— Begin —

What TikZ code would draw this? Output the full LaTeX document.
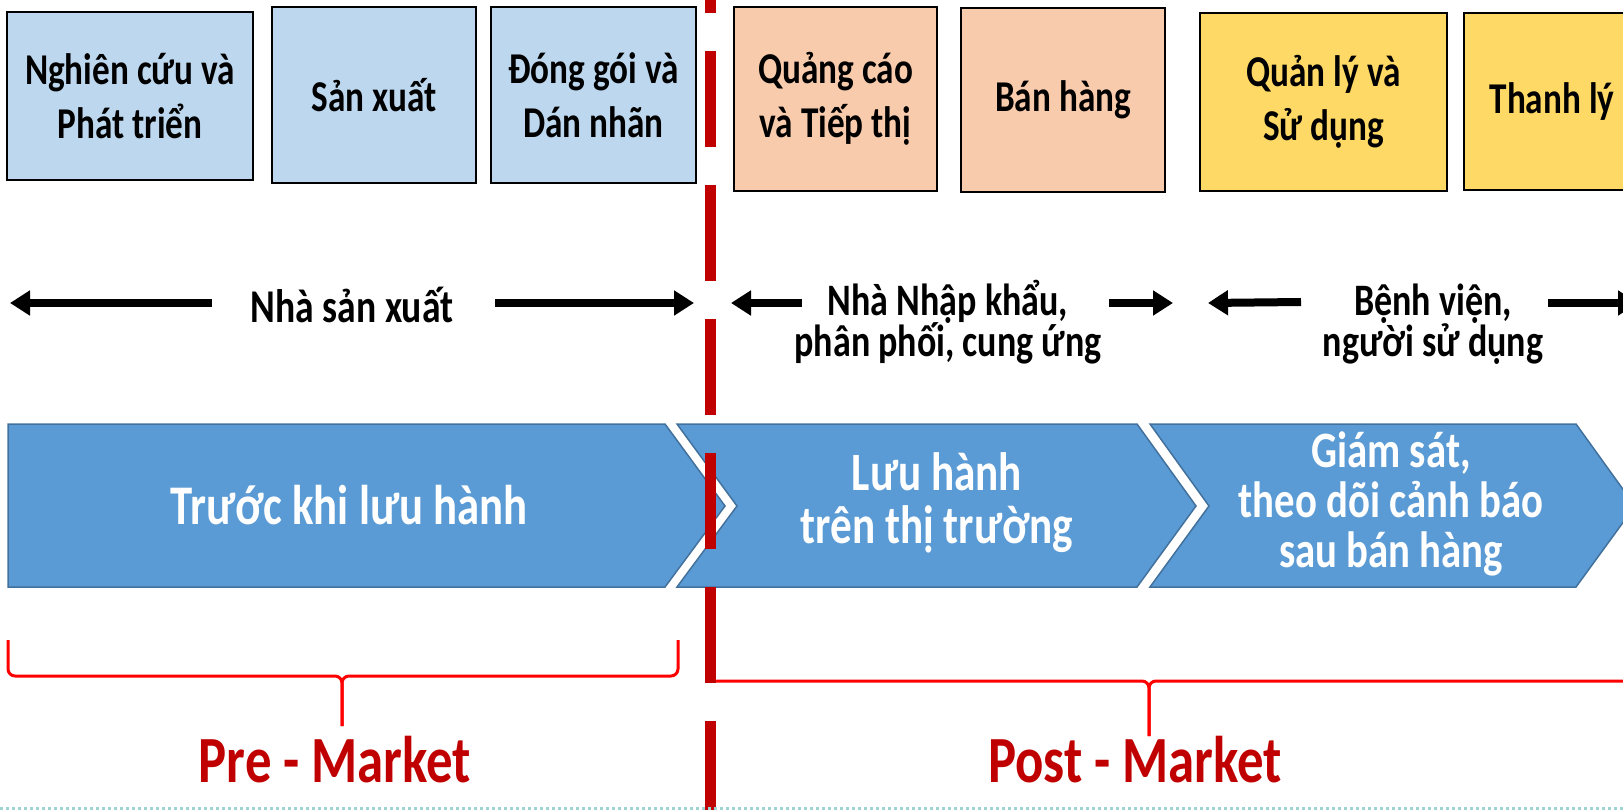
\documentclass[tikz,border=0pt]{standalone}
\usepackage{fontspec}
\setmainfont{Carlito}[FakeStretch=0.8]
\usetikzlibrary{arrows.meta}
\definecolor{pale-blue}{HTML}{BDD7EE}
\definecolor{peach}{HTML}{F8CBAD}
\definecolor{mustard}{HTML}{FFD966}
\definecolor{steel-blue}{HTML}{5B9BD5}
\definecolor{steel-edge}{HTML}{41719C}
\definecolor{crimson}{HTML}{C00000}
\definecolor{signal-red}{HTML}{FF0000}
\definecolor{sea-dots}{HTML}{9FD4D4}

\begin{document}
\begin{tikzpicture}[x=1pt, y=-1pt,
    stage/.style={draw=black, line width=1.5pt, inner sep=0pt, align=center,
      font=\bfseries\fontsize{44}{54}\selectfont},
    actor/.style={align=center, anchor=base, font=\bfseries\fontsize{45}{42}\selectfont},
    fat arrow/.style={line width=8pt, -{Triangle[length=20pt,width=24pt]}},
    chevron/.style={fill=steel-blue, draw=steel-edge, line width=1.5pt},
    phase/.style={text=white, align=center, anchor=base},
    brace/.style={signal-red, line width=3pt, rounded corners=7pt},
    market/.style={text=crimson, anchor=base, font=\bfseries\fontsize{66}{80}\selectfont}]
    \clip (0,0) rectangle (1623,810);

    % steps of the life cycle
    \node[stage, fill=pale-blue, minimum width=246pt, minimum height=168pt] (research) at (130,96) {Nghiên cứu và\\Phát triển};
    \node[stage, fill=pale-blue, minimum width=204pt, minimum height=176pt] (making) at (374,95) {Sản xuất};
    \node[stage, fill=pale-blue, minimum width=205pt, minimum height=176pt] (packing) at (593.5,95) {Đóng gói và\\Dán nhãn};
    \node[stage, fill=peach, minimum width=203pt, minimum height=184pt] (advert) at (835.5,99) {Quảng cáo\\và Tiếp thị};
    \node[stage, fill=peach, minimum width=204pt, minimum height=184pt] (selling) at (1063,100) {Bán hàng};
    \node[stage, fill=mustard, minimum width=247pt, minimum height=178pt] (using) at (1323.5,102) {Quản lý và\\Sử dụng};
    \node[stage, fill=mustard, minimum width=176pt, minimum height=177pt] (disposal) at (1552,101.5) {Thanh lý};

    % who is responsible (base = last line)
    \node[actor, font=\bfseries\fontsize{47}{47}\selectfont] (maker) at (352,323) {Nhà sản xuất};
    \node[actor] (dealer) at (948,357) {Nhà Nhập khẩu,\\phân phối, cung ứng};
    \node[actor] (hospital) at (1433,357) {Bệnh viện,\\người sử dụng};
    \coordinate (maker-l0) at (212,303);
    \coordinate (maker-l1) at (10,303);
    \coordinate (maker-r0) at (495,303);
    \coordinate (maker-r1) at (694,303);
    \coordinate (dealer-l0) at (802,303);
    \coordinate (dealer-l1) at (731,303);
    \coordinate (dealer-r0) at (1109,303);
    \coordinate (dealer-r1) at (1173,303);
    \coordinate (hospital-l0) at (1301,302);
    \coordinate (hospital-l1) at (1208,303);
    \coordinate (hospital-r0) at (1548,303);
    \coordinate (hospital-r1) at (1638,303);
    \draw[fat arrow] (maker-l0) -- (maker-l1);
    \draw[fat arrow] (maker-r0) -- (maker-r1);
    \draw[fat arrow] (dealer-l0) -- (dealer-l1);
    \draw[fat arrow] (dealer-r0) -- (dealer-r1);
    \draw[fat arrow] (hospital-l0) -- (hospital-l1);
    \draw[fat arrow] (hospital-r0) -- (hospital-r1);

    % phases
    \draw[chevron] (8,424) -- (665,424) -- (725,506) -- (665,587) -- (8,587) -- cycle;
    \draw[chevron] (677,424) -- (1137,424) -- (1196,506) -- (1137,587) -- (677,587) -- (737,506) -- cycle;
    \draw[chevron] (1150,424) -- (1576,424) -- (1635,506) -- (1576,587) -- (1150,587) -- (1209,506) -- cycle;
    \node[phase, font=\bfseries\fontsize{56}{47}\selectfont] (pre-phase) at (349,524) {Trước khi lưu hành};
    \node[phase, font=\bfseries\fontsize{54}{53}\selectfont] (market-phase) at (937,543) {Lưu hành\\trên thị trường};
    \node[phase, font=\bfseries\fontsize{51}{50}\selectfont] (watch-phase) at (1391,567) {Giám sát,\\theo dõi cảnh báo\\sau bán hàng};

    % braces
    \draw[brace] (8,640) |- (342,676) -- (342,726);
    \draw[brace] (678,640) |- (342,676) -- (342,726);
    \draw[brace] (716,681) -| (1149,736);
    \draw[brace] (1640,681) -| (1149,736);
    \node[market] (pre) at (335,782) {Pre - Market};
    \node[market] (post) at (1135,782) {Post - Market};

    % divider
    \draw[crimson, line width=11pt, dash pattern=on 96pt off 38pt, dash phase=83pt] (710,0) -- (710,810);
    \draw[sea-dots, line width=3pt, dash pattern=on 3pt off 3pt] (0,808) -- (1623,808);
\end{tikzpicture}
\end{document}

— End —

** Goal **
Omit each picture, then return all of the listing exactly as it stands.

** Solution below **
What TikZ code would draw this? Output the full LaTeX document.
\documentclass[tikz,border=0pt]{standalone}
\usepackage{fontspec}
\setmainfont{Carlito}[FakeStretch=0.8]
\usetikzlibrary{arrows.meta}
\definecolor{pale-blue}{HTML}{BDD7EE}
\definecolor{peach}{HTML}{F8CBAD}
\definecolor{mustard}{HTML}{FFD966}
\definecolor{steel-blue}{HTML}{5B9BD5}
\definecolor{steel-edge}{HTML}{41719C}
\definecolor{crimson}{HTML}{C00000}
\definecolor{signal-red}{HTML}{FF0000}
\definecolor{sea-dots}{HTML}{9FD4D4}

\begin{document}
\begin{tikzpicture}[x=1pt, y=-1pt,
    stage/.style={draw=black, line width=1.5pt, inner sep=0pt, align=center,
      font=\bfseries\fontsize{44}{54}\selectfont},
    actor/.style={align=center, anchor=base, font=\bfseries\fontsize{45}{42}\selectfont},
    fat arrow/.style={line width=8pt, -{Triangle[length=20pt,width=24pt]}},
    chevron/.style={fill=steel-blue, draw=steel-edge, line width=1.5pt},
    phase/.style={text=white, align=center, anchor=base},
    brace/.style={signal-red, line width=3pt, rounded corners=7pt},
    market/.style={text=crimson, anchor=base, font=\bfseries\fontsize{66}{80}\selectfont}]
    \clip (0,0) rectangle (1623,810);

    % steps of the life cycle
    \node[stage, fill=pale-blue, minimum width=246pt, minimum height=168pt] (research) at (130,96) {Nghiên cứu và\\Phát triển};
    \node[stage, fill=pale-blue, minimum width=204pt, minimum height=176pt] (making) at (374,95) {Sản xuất};
    \node[stage, fill=pale-blue, minimum width=205pt, minimum height=176pt] (packing) at (593.5,95) {Đóng gói và\\Dán nhãn};
    \node[stage, fill=peach, minimum width=203pt, minimum height=184pt] (advert) at (835.5,99) {Quảng cáo\\và Tiếp thị};
    \node[stage, fill=peach, minimum width=204pt, minimum height=184pt] (selling) at (1063,100) {Bán hàng};
    \node[stage, fill=mustard, minimum width=247pt, minimum height=178pt] (using) at (1323.5,102) {Quản lý và\\Sử dụng};
    \node[stage, fill=mustard, minimum width=176pt, minimum height=177pt] (disposal) at (1552,101.5) {Thanh lý};

    % who is responsible (base = last line)
    \node[actor, font=\bfseries\fontsize{47}{47}\selectfont] (maker) at (352,323) {Nhà sản xuất};
    \node[actor] (dealer) at (948,357) {Nhà Nhập khẩu,\\phân phối, cung ứng};
    \node[actor] (hospital) at (1433,357) {Bệnh viện,\\người sử dụng};
    \coordinate (maker-l0) at (212,303);
    \coordinate (maker-l1) at (10,303);
    \coordinate (maker-r0) at (495,303);
    \coordinate (maker-r1) at (694,303);
    \coordinate (dealer-l0) at (802,303);
    \coordinate (dealer-l1) at (731,303);
    \coordinate (dealer-r0) at (1109,303);
    \coordinate (dealer-r1) at (1173,303);
    \coordinate (hospital-l0) at (1301,302);
    \coordinate (hospital-l1) at (1208,303);
    \coordinate (hospital-r0) at (1548,303);
    \coordinate (hospital-r1) at (1638,303);
    \draw[fat arrow] (maker-l0) -- (maker-l1);
    \draw[fat arrow] (maker-r0) -- (maker-r1);
    \draw[fat arrow] (dealer-l0) -- (dealer-l1);
    \draw[fat arrow] (dealer-r0) -- (dealer-r1);
    \draw[fat arrow] (hospital-l0) -- (hospital-l1);
    \draw[fat arrow] (hospital-r0) -- (hospital-r1);

    % phases
    \draw[chevron] (8,424) -- (665,424) -- (725,506) -- (665,587) -- (8,587) -- cycle;
    \draw[chevron] (677,424) -- (1137,424) -- (1196,506) -- (1137,587) -- (677,587) -- (737,506) -- cycle;
    \draw[chevron] (1150,424) -- (1576,424) -- (1635,506) -- (1576,587) -- (1150,587) -- (1209,506) -- cycle;
    \node[phase, font=\bfseries\fontsize{56}{47}\selectfont] (pre-phase) at (349,524) {Trước khi lưu hành};
    \node[phase, font=\bfseries\fontsize{54}{53}\selectfont] (market-phase) at (937,543) {Lưu hành\\trên thị trường};
    \node[phase, font=\bfseries\fontsize{51}{50}\selectfont] (watch-phase) at (1391,567) {Giám sát,\\theo dõi cảnh báo\\sau bán hàng};

    % braces
    \draw[brace] (8,640) |- (342,676) -- (342,726);
    \draw[brace] (678,640) |- (342,676) -- (342,726);
    \draw[brace] (716,681) -| (1149,736);
    \draw[brace] (1640,681) -| (1149,736);
    \node[market] (pre) at (335,782) {Pre - Market};
    \node[market] (post) at (1135,782) {Post - Market};

    % divider
    \draw[crimson, line width=11pt, dash pattern=on 96pt off 38pt, dash phase=83pt] (710,0) -- (710,810);
    \draw[sea-dots, line width=3pt, dash pattern=on 3pt off 3pt] (0,808) -- (1623,808);
\end{tikzpicture}
\end{document}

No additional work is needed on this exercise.